### PROBLEM STATEMENT:
Reply with nothing except the number of lines that contain the word "this".

START SUPPLIED ENTRIES

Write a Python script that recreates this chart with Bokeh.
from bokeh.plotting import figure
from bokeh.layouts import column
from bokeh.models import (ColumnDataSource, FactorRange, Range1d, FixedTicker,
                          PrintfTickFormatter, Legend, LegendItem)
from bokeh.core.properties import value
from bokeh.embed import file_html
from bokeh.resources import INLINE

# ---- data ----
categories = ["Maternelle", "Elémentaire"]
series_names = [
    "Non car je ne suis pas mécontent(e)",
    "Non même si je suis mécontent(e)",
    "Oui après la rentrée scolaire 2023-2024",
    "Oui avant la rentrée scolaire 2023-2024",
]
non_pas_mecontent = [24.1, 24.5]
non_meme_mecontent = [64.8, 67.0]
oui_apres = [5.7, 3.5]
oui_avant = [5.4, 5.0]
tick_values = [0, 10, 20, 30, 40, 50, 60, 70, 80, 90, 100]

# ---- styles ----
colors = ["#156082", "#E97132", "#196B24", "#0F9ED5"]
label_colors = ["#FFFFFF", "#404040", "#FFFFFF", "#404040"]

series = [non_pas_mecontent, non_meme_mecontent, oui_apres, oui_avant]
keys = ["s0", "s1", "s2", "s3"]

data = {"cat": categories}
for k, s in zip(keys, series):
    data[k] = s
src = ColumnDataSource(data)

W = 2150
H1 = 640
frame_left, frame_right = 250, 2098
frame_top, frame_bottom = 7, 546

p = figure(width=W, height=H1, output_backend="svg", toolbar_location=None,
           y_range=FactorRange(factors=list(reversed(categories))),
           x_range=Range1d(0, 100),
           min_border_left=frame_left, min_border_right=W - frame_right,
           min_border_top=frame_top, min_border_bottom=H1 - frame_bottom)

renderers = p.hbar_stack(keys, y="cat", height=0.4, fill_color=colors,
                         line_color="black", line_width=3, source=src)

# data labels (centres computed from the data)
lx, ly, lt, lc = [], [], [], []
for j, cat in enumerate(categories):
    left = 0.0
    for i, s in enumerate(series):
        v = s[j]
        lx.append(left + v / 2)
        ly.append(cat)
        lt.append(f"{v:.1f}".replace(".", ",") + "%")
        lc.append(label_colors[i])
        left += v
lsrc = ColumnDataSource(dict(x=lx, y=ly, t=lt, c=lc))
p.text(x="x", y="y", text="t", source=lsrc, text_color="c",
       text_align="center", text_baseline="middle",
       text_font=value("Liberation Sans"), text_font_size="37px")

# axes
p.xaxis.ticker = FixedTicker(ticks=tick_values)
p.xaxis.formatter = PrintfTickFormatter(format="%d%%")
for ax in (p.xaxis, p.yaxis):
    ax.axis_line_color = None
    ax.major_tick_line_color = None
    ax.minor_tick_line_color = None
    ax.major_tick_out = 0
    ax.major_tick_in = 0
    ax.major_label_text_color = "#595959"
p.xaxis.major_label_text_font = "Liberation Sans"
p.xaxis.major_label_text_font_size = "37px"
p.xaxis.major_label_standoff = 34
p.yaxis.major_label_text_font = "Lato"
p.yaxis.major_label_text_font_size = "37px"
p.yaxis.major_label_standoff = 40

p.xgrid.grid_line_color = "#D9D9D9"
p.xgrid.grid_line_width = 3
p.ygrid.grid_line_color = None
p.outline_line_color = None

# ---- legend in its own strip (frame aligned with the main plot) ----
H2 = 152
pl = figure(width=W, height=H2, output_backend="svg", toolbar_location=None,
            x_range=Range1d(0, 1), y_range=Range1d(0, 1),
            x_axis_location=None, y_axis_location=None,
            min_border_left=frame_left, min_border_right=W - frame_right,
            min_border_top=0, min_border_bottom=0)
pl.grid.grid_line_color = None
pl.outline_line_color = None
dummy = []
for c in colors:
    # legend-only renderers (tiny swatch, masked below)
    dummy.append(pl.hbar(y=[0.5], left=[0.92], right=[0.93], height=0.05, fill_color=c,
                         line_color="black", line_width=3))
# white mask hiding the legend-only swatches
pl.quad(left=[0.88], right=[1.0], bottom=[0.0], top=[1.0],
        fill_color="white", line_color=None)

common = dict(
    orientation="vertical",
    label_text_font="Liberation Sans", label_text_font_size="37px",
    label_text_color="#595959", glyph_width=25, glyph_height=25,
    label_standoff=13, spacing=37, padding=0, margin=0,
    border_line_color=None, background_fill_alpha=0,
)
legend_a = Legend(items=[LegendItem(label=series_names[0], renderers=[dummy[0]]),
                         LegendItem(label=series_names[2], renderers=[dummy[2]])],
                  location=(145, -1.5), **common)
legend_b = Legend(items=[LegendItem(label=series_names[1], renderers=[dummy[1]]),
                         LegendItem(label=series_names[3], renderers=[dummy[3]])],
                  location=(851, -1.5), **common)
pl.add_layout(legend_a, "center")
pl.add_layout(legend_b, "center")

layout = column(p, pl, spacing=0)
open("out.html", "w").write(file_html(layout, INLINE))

END SUPPLIED ENTRIES
START SUPPLIED ENTRIES

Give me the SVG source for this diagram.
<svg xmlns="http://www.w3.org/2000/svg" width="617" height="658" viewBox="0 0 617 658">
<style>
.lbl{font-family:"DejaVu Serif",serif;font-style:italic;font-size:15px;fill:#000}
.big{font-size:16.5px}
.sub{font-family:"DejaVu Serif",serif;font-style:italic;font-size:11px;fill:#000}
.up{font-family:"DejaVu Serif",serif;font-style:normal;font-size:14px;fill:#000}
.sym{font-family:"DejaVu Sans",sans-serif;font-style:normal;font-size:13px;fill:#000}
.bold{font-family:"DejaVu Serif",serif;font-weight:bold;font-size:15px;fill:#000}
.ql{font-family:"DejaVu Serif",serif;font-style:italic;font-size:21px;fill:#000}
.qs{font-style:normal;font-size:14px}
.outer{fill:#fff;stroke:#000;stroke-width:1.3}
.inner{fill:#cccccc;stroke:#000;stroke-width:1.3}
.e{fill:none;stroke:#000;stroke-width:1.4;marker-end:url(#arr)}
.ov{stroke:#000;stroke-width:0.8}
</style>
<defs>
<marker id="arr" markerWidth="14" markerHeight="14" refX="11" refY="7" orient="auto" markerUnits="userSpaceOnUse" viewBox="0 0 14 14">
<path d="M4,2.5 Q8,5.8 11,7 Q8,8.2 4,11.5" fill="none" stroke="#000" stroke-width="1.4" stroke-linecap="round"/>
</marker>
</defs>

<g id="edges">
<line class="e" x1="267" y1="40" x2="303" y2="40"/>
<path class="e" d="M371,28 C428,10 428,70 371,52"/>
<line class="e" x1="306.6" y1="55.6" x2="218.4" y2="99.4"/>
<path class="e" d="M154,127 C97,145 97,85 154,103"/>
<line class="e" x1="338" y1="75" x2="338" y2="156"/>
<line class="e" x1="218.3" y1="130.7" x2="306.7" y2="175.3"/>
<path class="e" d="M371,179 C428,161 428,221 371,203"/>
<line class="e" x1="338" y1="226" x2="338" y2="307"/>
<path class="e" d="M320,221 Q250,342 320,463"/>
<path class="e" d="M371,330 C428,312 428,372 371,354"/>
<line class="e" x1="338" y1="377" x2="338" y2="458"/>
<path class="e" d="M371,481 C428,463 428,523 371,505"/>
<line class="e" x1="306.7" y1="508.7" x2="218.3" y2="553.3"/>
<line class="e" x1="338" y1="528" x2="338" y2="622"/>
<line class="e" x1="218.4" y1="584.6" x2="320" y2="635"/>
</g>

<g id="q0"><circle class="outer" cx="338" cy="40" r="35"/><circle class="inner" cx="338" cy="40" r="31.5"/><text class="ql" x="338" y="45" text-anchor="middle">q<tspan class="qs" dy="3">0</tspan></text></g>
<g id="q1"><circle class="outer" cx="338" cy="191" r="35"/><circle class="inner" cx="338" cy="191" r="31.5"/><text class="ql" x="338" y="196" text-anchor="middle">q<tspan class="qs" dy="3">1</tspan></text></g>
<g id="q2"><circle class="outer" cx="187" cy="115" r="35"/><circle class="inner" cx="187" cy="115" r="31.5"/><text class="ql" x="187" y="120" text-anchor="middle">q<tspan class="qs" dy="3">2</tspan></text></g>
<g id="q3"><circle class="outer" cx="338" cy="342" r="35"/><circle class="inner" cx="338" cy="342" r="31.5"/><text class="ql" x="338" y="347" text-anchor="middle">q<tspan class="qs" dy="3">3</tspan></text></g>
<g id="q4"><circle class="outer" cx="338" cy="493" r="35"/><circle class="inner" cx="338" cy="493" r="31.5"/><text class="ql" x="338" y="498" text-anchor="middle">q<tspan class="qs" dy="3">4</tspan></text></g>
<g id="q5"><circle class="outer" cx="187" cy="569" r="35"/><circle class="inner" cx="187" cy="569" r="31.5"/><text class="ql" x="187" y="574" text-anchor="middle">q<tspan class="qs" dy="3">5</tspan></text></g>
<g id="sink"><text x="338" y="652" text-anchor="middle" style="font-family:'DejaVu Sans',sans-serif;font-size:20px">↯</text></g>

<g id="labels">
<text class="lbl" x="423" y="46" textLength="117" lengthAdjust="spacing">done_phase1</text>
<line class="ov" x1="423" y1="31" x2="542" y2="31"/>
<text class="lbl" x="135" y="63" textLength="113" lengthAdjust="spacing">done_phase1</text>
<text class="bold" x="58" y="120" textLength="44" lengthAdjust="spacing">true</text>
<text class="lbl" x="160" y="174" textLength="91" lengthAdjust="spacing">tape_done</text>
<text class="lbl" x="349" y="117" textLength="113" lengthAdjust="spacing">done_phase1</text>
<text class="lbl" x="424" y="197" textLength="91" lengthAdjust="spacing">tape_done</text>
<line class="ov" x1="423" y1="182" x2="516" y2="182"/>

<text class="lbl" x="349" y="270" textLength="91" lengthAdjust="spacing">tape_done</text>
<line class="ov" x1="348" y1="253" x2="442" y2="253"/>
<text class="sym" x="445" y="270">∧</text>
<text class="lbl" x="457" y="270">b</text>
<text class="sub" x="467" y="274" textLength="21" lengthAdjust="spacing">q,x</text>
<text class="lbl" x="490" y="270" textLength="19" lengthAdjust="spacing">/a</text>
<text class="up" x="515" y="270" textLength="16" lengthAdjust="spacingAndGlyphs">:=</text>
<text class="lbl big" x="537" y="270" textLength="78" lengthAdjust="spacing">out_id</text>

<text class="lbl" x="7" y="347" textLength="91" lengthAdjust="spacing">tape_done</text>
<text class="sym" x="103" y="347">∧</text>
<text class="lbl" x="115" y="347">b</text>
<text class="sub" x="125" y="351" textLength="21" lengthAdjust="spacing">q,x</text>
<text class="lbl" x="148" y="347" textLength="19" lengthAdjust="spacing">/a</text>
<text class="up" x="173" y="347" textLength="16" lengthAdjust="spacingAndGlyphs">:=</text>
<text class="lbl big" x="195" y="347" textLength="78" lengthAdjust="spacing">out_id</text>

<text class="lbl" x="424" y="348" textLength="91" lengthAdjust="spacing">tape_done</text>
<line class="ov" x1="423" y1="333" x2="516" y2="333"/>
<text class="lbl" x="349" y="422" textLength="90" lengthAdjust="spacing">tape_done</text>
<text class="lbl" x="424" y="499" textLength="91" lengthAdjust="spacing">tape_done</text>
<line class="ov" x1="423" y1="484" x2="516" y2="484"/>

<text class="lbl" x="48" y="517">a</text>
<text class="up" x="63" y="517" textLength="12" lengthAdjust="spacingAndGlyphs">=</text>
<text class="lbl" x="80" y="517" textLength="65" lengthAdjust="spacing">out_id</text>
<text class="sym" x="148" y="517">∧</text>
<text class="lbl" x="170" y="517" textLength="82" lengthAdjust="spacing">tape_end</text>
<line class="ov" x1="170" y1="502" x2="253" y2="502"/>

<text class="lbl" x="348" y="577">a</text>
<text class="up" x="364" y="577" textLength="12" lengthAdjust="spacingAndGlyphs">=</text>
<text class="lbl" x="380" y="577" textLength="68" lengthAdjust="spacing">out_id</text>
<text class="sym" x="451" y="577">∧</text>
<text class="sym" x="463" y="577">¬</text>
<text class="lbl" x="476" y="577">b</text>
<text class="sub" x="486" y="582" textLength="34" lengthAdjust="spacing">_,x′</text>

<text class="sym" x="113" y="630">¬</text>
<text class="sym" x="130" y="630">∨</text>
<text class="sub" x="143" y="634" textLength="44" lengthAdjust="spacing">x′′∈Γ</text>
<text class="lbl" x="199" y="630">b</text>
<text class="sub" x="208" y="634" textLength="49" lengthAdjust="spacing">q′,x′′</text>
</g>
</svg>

END SUPPLIED ENTRIES

### REPLY TO THE EXERCISE:
2